For each early termination reason, a different shape was added:

  • The scanned size is bigger than allowed amount

    {
      "type": "SENTINEL",
      "data": {
        "reason": {
          "type": "SCANNEDSIZE",
          "sourceId": "4ceebad2-7c5d-4937-ab79-39c6be492aed",
          "source": "example_topic",
          "amount": 1000
        },
        "event": "SOURCETERMINATION"
      },
      "rowId": null,
      "statementIndex": null
    }
    
  • An idle timeout was reached while retrieving data from a source

    {
      "type": "SENTINEL",
      "data": {
        "reason": {
          "type": "IDLETIMEOUT",
          "timeout": 0,
          "sourceId": "4ceebad2-7c5d-4937-ab79-39c6be492aed",
          "source": "example_topic"
        },
        "event": "SOURCETERMINATION"
      },
      "rowId": null,
      "statementIndex": null
    }
    
  • The query time for a given source was exceeded

    {
      "type": "SENTINEL",
      "data": {
        "reason": {
          "type": "COMPLETIONTIMEOUT",
          "timeout": 0,
          "sourceId": "4ceebad2-7c5d-4937-ab79-39c6be492aed",
          "source": "example_topic"
        },
        "event": "SOURCETERMINATION"
      },
      "rowId": null,
      "statementIndex": null
    }
    

New Stats fields 

Stats messages now include detailed information regarding the query run.
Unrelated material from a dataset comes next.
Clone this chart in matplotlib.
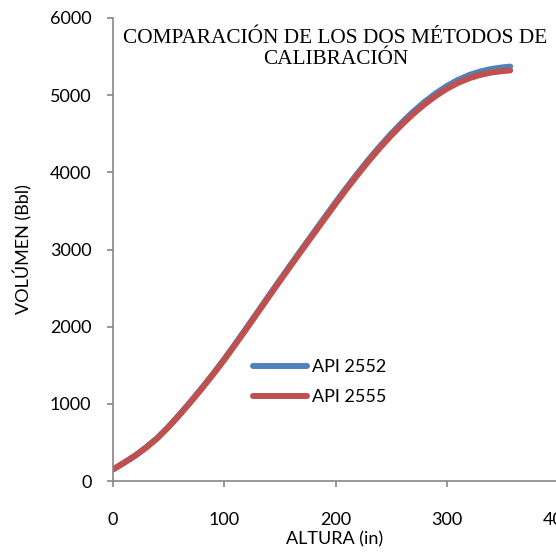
import matplotlib
matplotlib.use("Agg")
import matplotlib.pyplot as plt

# Data
altura = [0, 10, 20, 30, 40, 50, 60, 70, 80, 90, 100, 110, 120, 130, 140, 150, 160, 170, 180,
          190, 200, 210, 220, 230, 240, 250, 260, 270, 280, 290, 300, 310, 320, 330, 340, 350, 357]
api_2552 = [150, 237, 330, 438, 560, 705, 865, 1033, 1208, 1390, 1580, 1780, 1985, 2192, 2400,
            2606, 2810, 3012, 3212, 3412, 3610, 3804, 3990, 4170, 4340, 4500, 4650, 4788, 4912,
            5022, 5118, 5197, 5260, 5306, 5339, 5360, 5370]
api_2555 = [150, 237, 328, 435, 556, 700, 859, 1026, 1200, 1381, 1570, 1769, 1973, 2179, 2386,
            2591, 2794, 2995, 3194, 3393, 3590, 3784, 3970, 4149, 4318, 4476, 4623, 4759, 4880,
            4988, 5082, 5158, 5218, 5262, 5293, 5312, 5320]

x_ticks = [0, 100, 200, 300, 400]
y_ticks = [0, 1000, 2000, 3000, 4000, 5000, 6000]

title = "COMPARACIÓN DE LOS DOS MÉTODOS DE\nCALIBRACIÓN"
xlabel = "ALTURA (in)"
ylabel = "VOLÚMEN (Bbl)"

W, H = 556, 552
fig = plt.figure(figsize=(W / 100, H / 100), dpi=100)
left, right, top, bottom = 113, 558, 18, 481
ax = fig.add_axes([left / W, 1 - bottom / H, (right - left) / W, (bottom - top) / H])

sans = ["Lato", "DejaVu Sans"]
fs = 13
ax.plot(altura, api_2552, color="#4F81BD", lw=4.3, label="API 2552", solid_capstyle="round")
ax.plot(altura, api_2555, color="#C0504D", lw=4.3, label="API 2555", solid_capstyle="round")

ax.set_xlim(0, 400)
ax.set_ylim(0, 6000)
ax.set_xticks(x_ticks)
ax.set_yticks(y_ticks)
for s in ["top", "right"]:
    ax.spines[s].set_visible(False)
for s in ["left", "bottom"]:
    ax.spines[s].set_color("#868686")
    ax.spines[s].set_linewidth(1.2)
ax.tick_params(axis="both", direction="out", length=4.5, width=1.2, color="#868686",
               labelsize=fs, labelcolor="black")
ax.tick_params(axis="x", pad=18)
ax.tick_params(axis="y", pad=11)
for lab in ax.get_xticklabels() + ax.get_yticklabels():
    lab.set_family(sans)

ax.set_xlabel(xlabel, fontsize=fs, family=sans)
ax.set_ylabel(ylabel, fontsize=fs, family=sans)
ax.xaxis.set_label_coords((335 - left) / (right - left), -(539 - bottom) / (bottom - top))
ax.yaxis.set_label_coords(-(113 - 23) / (right - left), 0.5)
ax.xaxis.label.set_va("center")
ax.yaxis.label.set_va("center")

ax.text(0.5, 1 - (49 - top) / (bottom - top), title, transform=ax.transAxes, ha="center", va="center",
        fontsize=15.3, family=["Liberation Serif", "DejaVu Serif"], linespacing=1.18)

leg = ax.legend(loc="upper left", bbox_to_anchor=(253 / W, 1 - 359 / H), bbox_transform=fig.transFigure,
                frameon=False, handlelength=54 / (fs * 100 / 72), handletextpad=0.3, labelspacing=0.8,
                borderpad=0, borderaxespad=0, prop={"family": sans, "size": fs})

fig.savefig("out.png", dpi=100)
The new message looks as follows:

{
  "type": "STATS",
  "data": {
    "id": "674de6ad-9fbd-478c-b9da-b050c5b2deec",
    "bytesRead": 81323,
    "sources": {
      "4ceebad2-7c5d-4937-ab79-39c6be492aed": "example_topic"
    },
    "sourceConfigs": {
      "4ceebad2-7c5d-4937-ab79-39c6be492aed": {
        "max.idle.time": 20000,
        "show.bad.records": true,
        "kafka.offset.timeout": 10000,
        "max.query.time": 3600000,
        "max.size": 209715200
      }
    },
    "sourcesStats": {
      "4ceebad2-7c5d-4937-ab79-39c6be492aed": {
        "0": {
          "badRecords": 1,
          "bytesRead": 92592,
          "recordsScanned": 41,
          "begin": 0,
          "end": 40,
          "offsetBound": 10
        }
      }
    },
    "badRecordsTotal": 1,
    "recordsSkipped": 0,
    "results": 1,
    "recordsScanned": 39,
    "duration": 1,
    "startedAt": 1618847917476
  },
  "rowId": null,
  "statementIndex": null
}
propertymeaning
$.sourceseach topic reference in the query is assigned a unique sourceId; the id to topic name mapping is defined in this object
$.sourceConfigsincludes the config options used to instantiate a given source
$.sourcesStatsan object containing, for each source, the corresponding collected stats
$.sourcesStats[‘sourceId’]the stats for a specific source per partition; for non kafka sources partition -1 is used
$.sourcesStats[‘sourceId’].[‘partition’]the object containing the list of stats collected for a given source partition; all fields are optional and not guaranteed to appear
$.sourcesStats[‘sourceId’].[‘partition’].badRecordscount of bad records read for the given source and partition
$.sourcesStats[‘sourceId’].[‘partition’].bytesReadtotal bytes scanned while reading a given source and partition
$.sourcesStats[‘sourceId’].[‘partition’].recordsScannedcount of all scanned records while reading a given source and partition
$.sourcesStats[‘sourceId’].[‘partition’].beginoffset of the first element scanned for a given source and partition
$.sourcesStats[‘sourceId’].[‘partition’].endoffset of the last element scanned for a given source and partition
$.sourcesStats[‘sourceId’].[‘partition’].offsetBoundthe last offset the snapshot engine expect to scan for a give source and partition
$.badRecordsTotalcount of read bad records

Remove support for skip.bad.records 

Since bad records are now streamable the behavior defined by setting SET skip.bad.records=true|false is no longer useful and is therefore no longer supported in the SNAPSHOT engine.

Added show.bad.records 

A new flag was added to define if the socket should stream/not stream the bad records read from the topic.